Comment by linguae
1 year ago
I believe this depends on the type of research that is being done. There are certain types of research that benefit from our current research grant system and from VC funding. The former is good when the research has a clear impact (whether it is social or business), and the latter is good when there is a good chance the research could be part of a successful business venture. There are also plenty of applied research labs where the research agenda is tightly aligned with business needs. We have seen the fruits of applied research in all sorts of areas, such as self-driving vehicles, Web-scale software infrastructure (MapReduce, Spark, BigTable, Spanner, etc.), deep learning, large language models, and more.
As big of a fan I am of Xerox PARC and Bell Labs, I don't want to come across as saying that the Bell Labs and Xerox PARC models of research are the only ways to do research. Indeed, Bell Labs couldn't convert many of its research ideas to products due to the agreement AT&T made with the federal government not to expand into other businesses, and Xerox PARC infamously failed to successfully monetize many of its inventions, and many of these researchers left Xerox for other companies who saw the business potential in their work, such as Apple, Adobe, and Microsoft, to name a few.

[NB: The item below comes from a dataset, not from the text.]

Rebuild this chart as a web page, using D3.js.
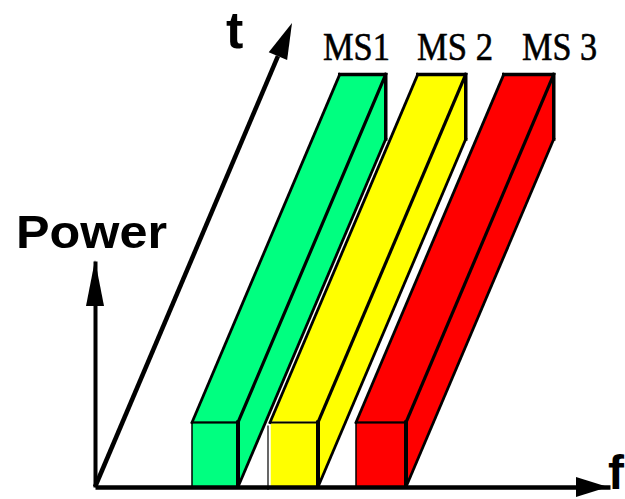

However, the problem with our current system of grants and VC funding is that they are not a good fit for riskier avenues of research where the impacts cannot be immediately seen, or the impact will take many years to develop. I am reminded of Alan Kay's comments (https://worrydream.com/2017-12-30-alan/) on how NSF grants require an explanation of how the researchers plan to solve the problem, which precludes exploratory research where one doesn't know how to attack the problem. Now, once again, this question from the NSF is not inappropriate; there are different phases of research, and coming up with an "attack plan" that is reasonable and is backed by a command of the prior art and a track record of solving other problems is part of research; all PhD programs have some sort of thesis proposal that requires answering the same question the NSF asks in its proposals. With that said, there is still the early phase of research where researchers are formulating the question, and where researchers are trying to figure out how they'd go about solving the problem. This early phase of research is part of research, too.

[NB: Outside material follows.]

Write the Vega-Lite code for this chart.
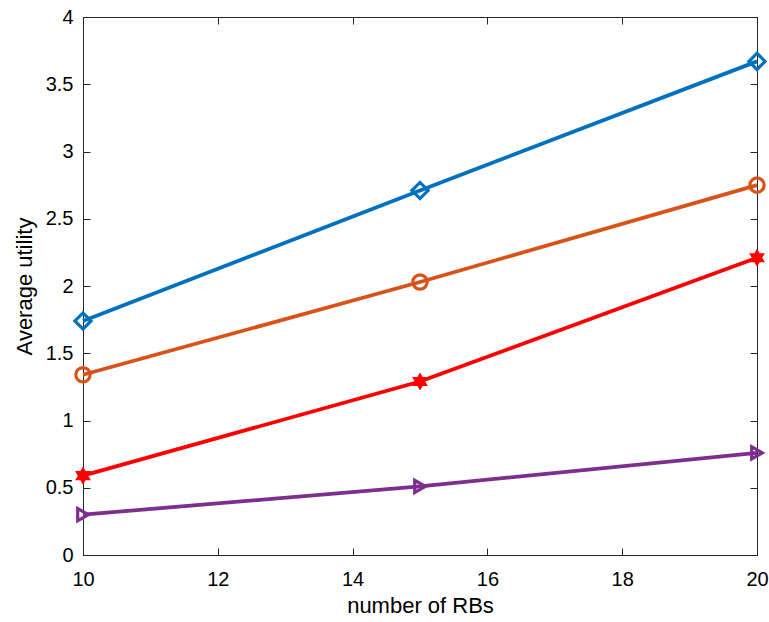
{
  "$schema": "https://vega.github.io/schema/vega-lite/v6.json",
  "width": 674,
  "height": 538,
  "autosize": {"type": "none"},
  "padding": {"left": 83, "top": 17, "right": 12, "bottom": 67},
  "background": "white",
  "config": {
    "view": {"stroke": "#262626", "strokeWidth": 1},
    "axis": {
      "labelFont": "Liberation Sans",
      "titleFont": "Liberation Sans",
      "labelFontSize": 20,
      "titleFontSize": 22,
      "titleFontWeight": "normal",
      "labelColor": "#000000",
      "titleColor": "#000000",
      "domainColor": "#262626",
      "tickColor": "#262626",
      "grid": false,
      "labelFlush": false,
      "tickSize": -7
    }
  },
  "data": {
    "values": [
      {"series": "A", "x": 10, "y": 1.74},
      {"series": "A", "x": 15, "y": 2.71},
      {"series": "A", "x": 20, "y": 3.67},
      {"series": "B", "x": 10, "y": 1.34},
      {"series": "B", "x": 15, "y": 2.03},
      {"series": "B", "x": 20, "y": 2.75},
      {"series": "C", "x": 10, "y": 0.59},
      {"series": "C", "x": 15, "y": 1.29},
      {"series": "C", "x": 20, "y": 2.21},
      {"series": "D", "x": 10, "y": 0.30},
      {"series": "D", "x": 15, "y": 0.51},
      {"series": "D", "x": 20, "y": 0.76}
    ]
  },
  "resolve": {"axis": {"x": "independent", "y": "independent"}},
  "layer": [
    {
      "mark": {"type": "line", "strokeWidth": 3.8},
      "encoding": {
        "x": {"field": "x", "type": "quantitative", "scale": {"domain": [10, 20], "nice": false},
              "axis": {"title": "number of RBs", "values": [10, 12, 14, 16, 18, 20], "format": "~g", "labelFontSize": 20, "titleFontSize": 22, "labelFlush": false, "labelPadding": 21, "titlePadding": 6}},
        "y": {"field": "y", "type": "quantitative", "scale": {"domain": [0, 4], "nice": false, "zero": false},
              "axis": {"title": "Average utility", "values": [0, 0.5, 1, 1.5, 2, 2.5, 3, 3.5, 4], "format": "~g", "labelFontSize": 20, "titleFontSize": 22, "labelPadding": 17, "titlePadding": 9}},
        "color": {"field": "series", "type": "nominal", "legend": null,
                  "scale": {"domain": ["A", "B", "C", "D"], "range": ["#0072BD", "#D95319", "#FF0000", "#7E2F8E"]}},
        "detail": {"field": "series"}
      }
    },
    {
      "transform": [{"filter": "datum.series !== 'C'"}],
      "mark": {"type": "point", "filled": false, "strokeWidth": 3.2, "opacity": 1},
      "encoding": {
        "x": {"field": "x", "type": "quantitative", "axis": {"orient": "top", "labels": false, "title": null, "values": [10, 12, 14, 16, 18, 20]}},
        "y": {"field": "y", "type": "quantitative", "axis": {"orient": "right", "labels": false, "title": null, "values": [0, 0.5, 1, 1.5, 2, 2.5, 3, 3.5, 4]}},
        "color": {"field": "series", "type": "nominal", "legend": null},
        "shape": {"field": "series", "type": "nominal", "legend": null,
                  "scale": {"domain": ["A", "B", "D"], "range": ["diamond", "circle", "triangle-right"]}},
        "size": {"field": "series", "type": "nominal", "legend": null,
                 "scale": {"domain": ["A", "B", "D"], "range": [260, 150, 280]}}
      }
    },
    {
      "transform": [{"filter": "datum.series === 'C'"}],
      "mark": {"type": "point", "filled": true, "opacity": 1, "size": 330, "strokeWidth": 0,
               "shape": "M0,-1L0.2887,-0.5L0.866,-0.5L0.5774,0L0.866,0.5L0.2887,0.5L0,1L-0.2887,0.5L-0.866,0.5L-0.5774,0L-0.866,-0.5L-0.2887,-0.5Z"},
      "encoding": {
        "x": {"field": "x", "type": "quantitative", "axis": null},
        "y": {"field": "y", "type": "quantitative", "axis": null},
        "color": {"field": "series", "type": "nominal", "legend": null}
      }
    }
  ]
}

I think the funding situation for research depends on the type of research being done. For more applied research that has more obvious impact, especially business impact, then I believe there are plenty of opportunities out there that are more appropriate than old-school industrial research labs. However, for more speculative work where impacts are harder to see or where they are not immediate, the funding situation is much more difficult today compared to in the past where industrial research labs were less driven by the bottom line, and when academics had fewer "publish-or-perish" pressures.